My father, Peter Heinersdorff professionally known as Peter Dorp, whose earliest years were spent in a home frequently visited by famous artists, was bullied out of school at the age of 16 and went to study photography. This educational twist proved doubly helpful when my grandfather seized an opportunity to flee Germany as a refugee with my father to Paris where they together set up the photographic business, Studio Ego. One of their great commissions, the official portrait of the anti-fascist Archbishop of Paris, Cardinal Verdier, remains visible on the
French Foreign Ministry web site. The war was to disrupt my father's life even more -- after a period in the French Foreign Legion and subsequently in a concentration camp in the Sahara under Nazi control, he was freed by the British Army and joined the Pioneer Corps (with the job of photographing allied graves, mainly in Italy). Naturalised British in 1949, by which time he lived in London, where 2 of his creative innovations brought him some renown in the 1950’s and then in the 1970’s.

1. He photographed life around the streets of “Pinchester” using pins and needles to show Lovers’ Lane or the Underworld or a Zoo, but he also used dogs' bones, pen nibs, snippets of wool and cotton, pipe cleaners. AW Woodward in Photography 1955 wrote “He creates picture features which are original in conception and photographed in a style which is not influenced by the work of any other photographer. Each feature is a series of images which the mind of Peter Dorp creates from the ordinary mundane things around him…The only photographer I know whose work is absolutely his own is Peter Dorp”.

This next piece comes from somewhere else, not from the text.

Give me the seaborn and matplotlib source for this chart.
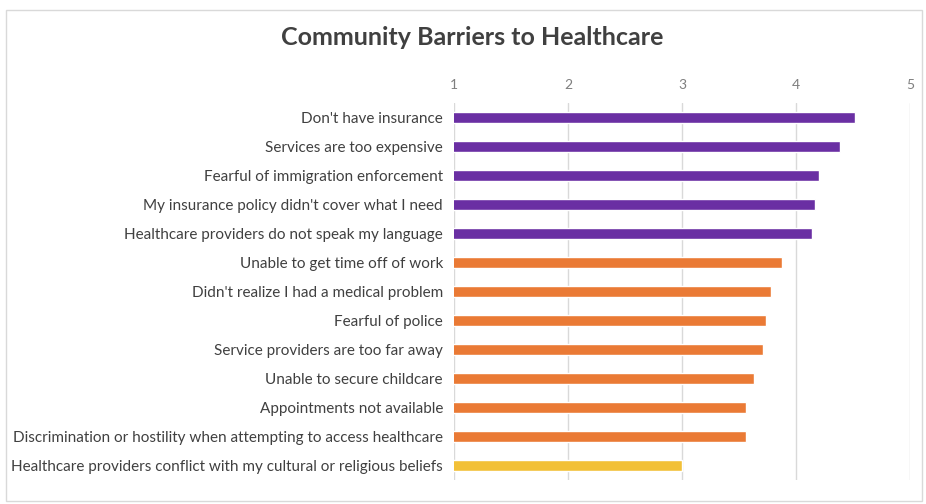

2. In the 1970s, in his last professionally active decade, my father developed another innovative approach to photography-based graphics, using screens and contours or line-conversions to focus attention on parts of the image. He is quoted in The Designer October 1971 as saying “Someone once accused me jokingly of trying to kill photography. I might as well blind myself! I simply have a natural curiosity to ‘see what happens’ if I do this or the other unusual thing. So I experiment around, and if I come across something useful I try to standardise the procedure by which I arrived at it, so as to make it commercially useful. Now I have a small armoury of tricks, techniques and shortcuts which designers are more and more calling upon whenever some humdrum photograph won’t do. Results can now in most cases be predicted with some measure of certainty, though "Let’s see what happens" is still a very frequently used phrase here.
I started in the direction of line conversions when halftone photographs did not always satisfy me any longer. I like abstract images which leave something to one’s imagination, and I like these to be satisfyingly balanced. Also I am completely unable to draw. Thus my line conversions never have anything added to them ‘un-photographically’, but a great deal has been removed.” He applied this approach to commercial illustrations and pictures and as an artist and sold widely for advertising, book covers, exhibitions and other decorative purposes. As he once wrote, his approach was that of “a luxury product, useful mainly for prestige publications”.
I am delighted that two of the paintings given to my grandfather and a few of my father’s works can be offered for sale on the Room4art.com – it is only a pity that neither my father nor his father can see it!

My photographer mother, Elisabeth, whose work as a photo journalist was principally for Picture Post in the 1940s and 50s, but also as a portrait photographer based in Hampstead, London, needs a mention. Less creative than factual, her clients particularly valued her meticulous care in getting to know them before taking any photographs. I have been told that this was less obvious on the day that the Quakers helped her to leave Vienna for her own safety, when she had been seen taking pictures of the Nazi soldiers beginning their "Anschluss" in 1938!

It is a supreme irony that I have not (yet) met the musical and thespian side of my family in Germany, where Rene Heinersdorff is a well-known actor and his father was instrumental in bringing international pianists to Dusseldorf ‘s Ibach Concert Hall, which his business promoted while selling Concert tickets as well as Steinway pianos.